Repeat the data that follows, word for word, without the images.

▸ Material provided:
============
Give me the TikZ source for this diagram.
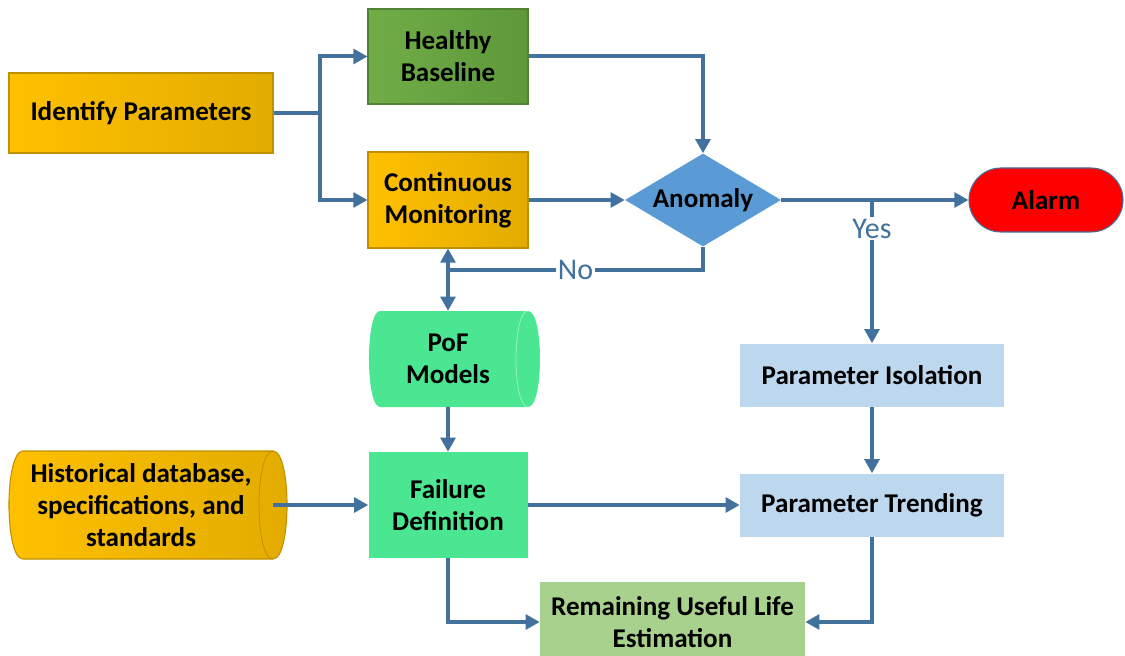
\documentclass[tikz,border=0pt]{standalone}
\usepackage{fontspec}
\setmainfont{Carlito}
\usetikzlibrary{arrows.meta,shapes.geometric,calc}
\definecolor{lineblue}{RGB}{65,113,156}
\definecolor{goldA}{RGB}{255,192,0}
\definecolor{goldB}{RGB}{226,172,0}
\definecolor{goldD}{RGB}{191,144,0}
\definecolor{greenA}{RGB}{112,173,71}
\definecolor{greenB}{RGB}{94,152,58}
\definecolor{greenD}{RGB}{84,130,53}
\definecolor{mint}{RGB}{75,230,145}
\definecolor{mintD}{RGB}{150,240,190}
\definecolor{paleblue}{RGB}{189,215,238}
\definecolor{diablue}{RGB}{91,155,213}
\definecolor{rulgreen}{RGB}{169,209,142}
\tikzset{
  x=0.75pt, y=-0.75pt,
  box/.style={rectangle, inner sep=0pt, align=center, font=\bfseries\fontsize{20.3}{24}\selectfont, text=black},
  goldbox/.style={box, draw=goldD, line width=0.8pt, left color=goldA, right color=goldB},
  conn/.style={draw=lineblue, line width=3pt, -{Triangle[length=10.5pt,width=11pt]}},
  plain/.style={draw=lineblue, line width=3pt},
  lab/.style={fill=white, inner sep=1.5pt, text=lineblue, font=\fontsize{22.5}{24}\selectfont},
}
\begin{document}
\begin{tikzpicture}
\useasboundingbox (0,0) rectangle (1125,656);

% nodes
\node[goldbox, minimum width=198pt, minimum height=60pt] (ip) at (141,113) {Identify Parameters};
\node[box, draw=greenD, line width=0.8pt, left color=greenA, right color=greenB, minimum width=120pt, minimum height=71.25pt] (hb) at (448,56.5) {Healthy\\Baseline};
\node[goldbox, minimum width=120pt, minimum height=72pt] (cm) at (448,200) {Continuous\\Monitoring};
\node[box, diamond, fill=diablue, aspect=1.68, minimum width=117pt, minimum height=69.75pt] (an) at (703,200) {Anomaly};
\node[box, fill=red, draw=lineblue, line width=0.8pt, rounded corners=24pt, minimum width=115.5pt, minimum height=48pt] (al) at (1046,200) {Alarm};
\node[box, fill=paleblue, minimum width=198pt, minimum height=47.25pt] (pi) at (872,375) {Parameter Isolation};
\node[box, fill=paleblue, minimum width=198pt, minimum height=47.25pt] (pt) at (872,505) {Parameter Trending};
\node[box, fill=mint, minimum width=119.25pt, minimum height=79.5pt] (fd) at (448,505) {Failure\\Definition};
\node[box, fill=rulgreen, minimum width=198.75pt, minimum height=60pt] (rul) at (672.5,622) {Remaining Useful Life\\Estimation};

% PoF cylinder
\fill[mint] (380,311) -- (528,311) .. controls (544,311) and (544,407) .. (528,407)
  -- (380,407) .. controls (365.3,407) and (365.3,311) .. (380,311) -- cycle;
\draw[mintD, line width=0.6pt] (528,311) .. controls (512,311) and (512,407) .. (528,407);
\node[box, minimum width=120pt, minimum height=72pt] (pof) at (448,359) {PoF\\Models};

% Historical cylinder
\path[draw=goldD, line width=0.8pt, left color=goldA, right color=goldB]
  (23,451) -- (273,451) .. controls (291.7,451) and (291.7,559) .. (273,559)
  -- (23,559) .. controls (4.3,559) and (4.3,451) .. (23,451) -- cycle;
\draw[goldD, line width=0.6pt] (273,451) .. controls (254.3,451) and (254.3,559) .. (273,559);
\node[box, minimum width=180pt, minimum height=81pt] (hd) at (141,505) {Historical database,\\specifications, and\\standards};

% connectors
\coordinate (split) at (320,113);
\draw[plain] (ip.east) -- (split);
\draw[conn] (split) |- (hb.west);
\draw[conn] (split) |- (cm.west);
\draw[conn] (hb.east) -| (an.north);
\draw[conn] (cm.east) -- (an.west);
\draw[conn] (an.east) -- (al.west);
\coordinate (yesjoin) at (an.east -| pi.north);
\draw[conn] (yesjoin) -- node[lab, pos=0.2] {Yes} (pi.north);
\coordinate (nojoin) at (448,270);
\draw[plain] (an.south) |- node[lab, pos=0.75] {No} (nojoin);
\draw[conn, {Triangle[length=10.5pt,width=11pt]}-{Triangle[length=10.5pt,width=11pt]}] (cm.south) -- (pof.north);
\draw[conn] (pof.south) -- (fd.north);
\draw[conn] (hd.east -| 273,0) -- (fd.west);
\draw[conn] (fd.east) -- (pt.west);
\draw[conn] (pi.south) -- (pt.north);
\draw[conn] (fd.south) |- (rul.west);
\draw[conn] (pt.south) |- (rul.east);
\end{tikzpicture}
\end{document}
============
▸ Exercise result:
Give me the TikZ source for this diagram.
\documentclass[tikz,border=0pt]{standalone}
\usepackage{fontspec}
\setmainfont{Carlito}
\usetikzlibrary{arrows.meta,shapes.geometric,calc}
\definecolor{lineblue}{RGB}{65,113,156}
\definecolor{goldA}{RGB}{255,192,0}
\definecolor{goldB}{RGB}{226,172,0}
\definecolor{goldD}{RGB}{191,144,0}
\definecolor{greenA}{RGB}{112,173,71}
\definecolor{greenB}{RGB}{94,152,58}
\definecolor{greenD}{RGB}{84,130,53}
\definecolor{mint}{RGB}{75,230,145}
\definecolor{mintD}{RGB}{150,240,190}
\definecolor{paleblue}{RGB}{189,215,238}
\definecolor{diablue}{RGB}{91,155,213}
\definecolor{rulgreen}{RGB}{169,209,142}
\tikzset{
  x=0.75pt, y=-0.75pt,
  box/.style={rectangle, inner sep=0pt, align=center, font=\bfseries\fontsize{20.3}{24}\selectfont, text=black},
  goldbox/.style={box, draw=goldD, line width=0.8pt, left color=goldA, right color=goldB},
  conn/.style={draw=lineblue, line width=3pt, -{Triangle[length=10.5pt,width=11pt]}},
  plain/.style={draw=lineblue, line width=3pt},
  lab/.style={fill=white, inner sep=1.5pt, text=lineblue, font=\fontsize{22.5}{24}\selectfont},
}
\begin{document}
\begin{tikzpicture}
\useasboundingbox (0,0) rectangle (1125,656);

% nodes
\node[goldbox, minimum width=198pt, minimum height=60pt] (ip) at (141,113) {Identify Parameters};
\node[box, draw=greenD, line width=0.8pt, left color=greenA, right color=greenB, minimum width=120pt, minimum height=71.25pt] (hb) at (448,56.5) {Healthy\\Baseline};
\node[goldbox, minimum width=120pt, minimum height=72pt] (cm) at (448,200) {Continuous\\Monitoring};
\node[box, diamond, fill=diablue, aspect=1.68, minimum width=117pt, minimum height=69.75pt] (an) at (703,200) {Anomaly};
\node[box, fill=red, draw=lineblue, line width=0.8pt, rounded corners=24pt, minimum width=115.5pt, minimum height=48pt] (al) at (1046,200) {Alarm};
\node[box, fill=paleblue, minimum width=198pt, minimum height=47.25pt] (pi) at (872,375) {Parameter Isolation};
\node[box, fill=paleblue, minimum width=198pt, minimum height=47.25pt] (pt) at (872,505) {Parameter Trending};
\node[box, fill=mint, minimum width=119.25pt, minimum height=79.5pt] (fd) at (448,505) {Failure\\Definition};
\node[box, fill=rulgreen, minimum width=198.75pt, minimum height=60pt] (rul) at (672.5,622) {Remaining Useful Life\\Estimation};

% PoF cylinder
\fill[mint] (380,311) -- (528,311) .. controls (544,311) and (544,407) .. (528,407)
  -- (380,407) .. controls (365.3,407) and (365.3,311) .. (380,311) -- cycle;
\draw[mintD, line width=0.6pt] (528,311) .. controls (512,311) and (512,407) .. (528,407);
\node[box, minimum width=120pt, minimum height=72pt] (pof) at (448,359) {PoF\\Models};

% Historical cylinder
\path[draw=goldD, line width=0.8pt, left color=goldA, right color=goldB]
  (23,451) -- (273,451) .. controls (291.7,451) and (291.7,559) .. (273,559)
  -- (23,559) .. controls (4.3,559) and (4.3,451) .. (23,451) -- cycle;
\draw[goldD, line width=0.6pt] (273,451) .. controls (254.3,451) and (254.3,559) .. (273,559);
\node[box, minimum width=180pt, minimum height=81pt] (hd) at (141,505) {Historical database,\\specifications, and\\standards};

% connectors
\coordinate (split) at (320,113);
\draw[plain] (ip.east) -- (split);
\draw[conn] (split) |- (hb.west);
\draw[conn] (split) |- (cm.west);
\draw[conn] (hb.east) -| (an.north);
\draw[conn] (cm.east) -- (an.west);
\draw[conn] (an.east) -- (al.west);
\coordinate (yesjoin) at (an.east -| pi.north);
\draw[conn] (yesjoin) -- node[lab, pos=0.2] {Yes} (pi.north);
\coordinate (nojoin) at (448,270);
\draw[plain] (an.south) |- node[lab, pos=0.75] {No} (nojoin);
\draw[conn, {Triangle[length=10.5pt,width=11pt]}-{Triangle[length=10.5pt,width=11pt]}] (cm.south) -- (pof.north);
\draw[conn] (pof.south) -- (fd.north);
\draw[conn] (hd.east -| 273,0) -- (fd.west);
\draw[conn] (fd.east) -- (pt.west);
\draw[conn] (pi.south) -- (pt.north);
\draw[conn] (fd.south) |- (rul.west);
\draw[conn] (pt.south) |- (rul.east);
\end{tikzpicture}
\end{document}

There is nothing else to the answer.